- Exercise prompt -
Nothing after the line with "import numpy as np" belongs in the copy; extract the lines below from the top through that line, pictures left out.

- Supplied data -

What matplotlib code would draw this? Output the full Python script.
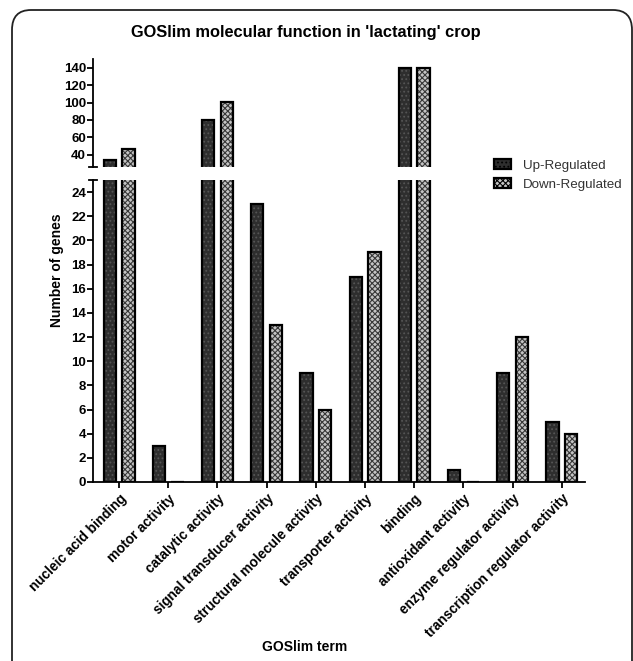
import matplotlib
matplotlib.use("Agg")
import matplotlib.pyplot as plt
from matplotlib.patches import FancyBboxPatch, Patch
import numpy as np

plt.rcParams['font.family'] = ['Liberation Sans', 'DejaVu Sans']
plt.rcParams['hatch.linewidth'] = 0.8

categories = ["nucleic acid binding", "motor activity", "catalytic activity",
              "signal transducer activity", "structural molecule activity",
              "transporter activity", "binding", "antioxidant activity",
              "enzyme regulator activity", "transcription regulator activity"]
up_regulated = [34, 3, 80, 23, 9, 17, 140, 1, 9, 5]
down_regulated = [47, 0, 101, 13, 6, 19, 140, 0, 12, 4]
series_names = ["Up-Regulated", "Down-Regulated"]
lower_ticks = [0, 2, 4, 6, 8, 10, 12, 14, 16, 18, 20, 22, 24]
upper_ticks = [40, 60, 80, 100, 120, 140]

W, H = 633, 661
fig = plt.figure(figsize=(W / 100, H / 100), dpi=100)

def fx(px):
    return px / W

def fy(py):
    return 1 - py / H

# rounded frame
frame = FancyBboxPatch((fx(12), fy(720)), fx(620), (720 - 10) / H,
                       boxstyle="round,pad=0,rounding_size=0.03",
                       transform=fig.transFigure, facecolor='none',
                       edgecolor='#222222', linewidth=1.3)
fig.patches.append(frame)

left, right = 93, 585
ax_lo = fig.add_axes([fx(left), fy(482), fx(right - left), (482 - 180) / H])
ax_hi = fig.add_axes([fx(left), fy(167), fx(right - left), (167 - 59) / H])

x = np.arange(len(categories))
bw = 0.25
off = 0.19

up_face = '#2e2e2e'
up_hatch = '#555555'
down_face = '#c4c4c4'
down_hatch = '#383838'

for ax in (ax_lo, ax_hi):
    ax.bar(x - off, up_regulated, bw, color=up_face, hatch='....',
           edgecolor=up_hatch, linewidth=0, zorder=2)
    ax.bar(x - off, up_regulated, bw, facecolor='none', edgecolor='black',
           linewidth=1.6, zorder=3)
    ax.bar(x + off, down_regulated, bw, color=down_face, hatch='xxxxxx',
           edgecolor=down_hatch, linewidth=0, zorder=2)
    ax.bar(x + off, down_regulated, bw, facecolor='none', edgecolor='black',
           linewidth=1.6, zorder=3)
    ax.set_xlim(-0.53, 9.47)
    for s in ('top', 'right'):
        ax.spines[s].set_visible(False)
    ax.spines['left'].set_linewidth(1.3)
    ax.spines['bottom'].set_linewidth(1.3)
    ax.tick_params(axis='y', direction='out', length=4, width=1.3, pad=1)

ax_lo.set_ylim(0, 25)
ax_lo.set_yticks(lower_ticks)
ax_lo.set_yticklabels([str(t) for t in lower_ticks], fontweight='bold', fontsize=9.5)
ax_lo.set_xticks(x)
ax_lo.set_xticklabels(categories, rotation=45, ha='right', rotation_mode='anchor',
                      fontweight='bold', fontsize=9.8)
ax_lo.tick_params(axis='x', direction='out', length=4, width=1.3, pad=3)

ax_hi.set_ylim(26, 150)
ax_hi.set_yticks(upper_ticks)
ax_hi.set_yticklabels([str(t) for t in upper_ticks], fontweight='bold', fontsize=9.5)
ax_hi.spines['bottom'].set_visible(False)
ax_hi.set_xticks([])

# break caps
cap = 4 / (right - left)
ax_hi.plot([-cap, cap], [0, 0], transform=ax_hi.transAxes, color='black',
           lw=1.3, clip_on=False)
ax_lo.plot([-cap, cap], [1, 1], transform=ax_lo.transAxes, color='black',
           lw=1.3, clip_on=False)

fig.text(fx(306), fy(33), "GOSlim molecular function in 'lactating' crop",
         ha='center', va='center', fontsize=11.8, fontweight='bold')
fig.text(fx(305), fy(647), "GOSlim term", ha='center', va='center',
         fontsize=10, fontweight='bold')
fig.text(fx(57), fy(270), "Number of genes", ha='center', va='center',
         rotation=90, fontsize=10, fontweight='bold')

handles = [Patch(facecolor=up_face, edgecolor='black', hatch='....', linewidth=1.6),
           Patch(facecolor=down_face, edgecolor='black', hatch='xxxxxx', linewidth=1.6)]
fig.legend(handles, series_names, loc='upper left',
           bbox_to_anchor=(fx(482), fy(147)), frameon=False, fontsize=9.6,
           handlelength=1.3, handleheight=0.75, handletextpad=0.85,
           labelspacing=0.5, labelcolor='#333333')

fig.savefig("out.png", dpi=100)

- Result of the task -
What matplotlib code would draw this? Output the full Python script.
import matplotlib
matplotlib.use("Agg")
import matplotlib.pyplot as plt
from matplotlib.patches import FancyBboxPatch, Patch
import numpy as np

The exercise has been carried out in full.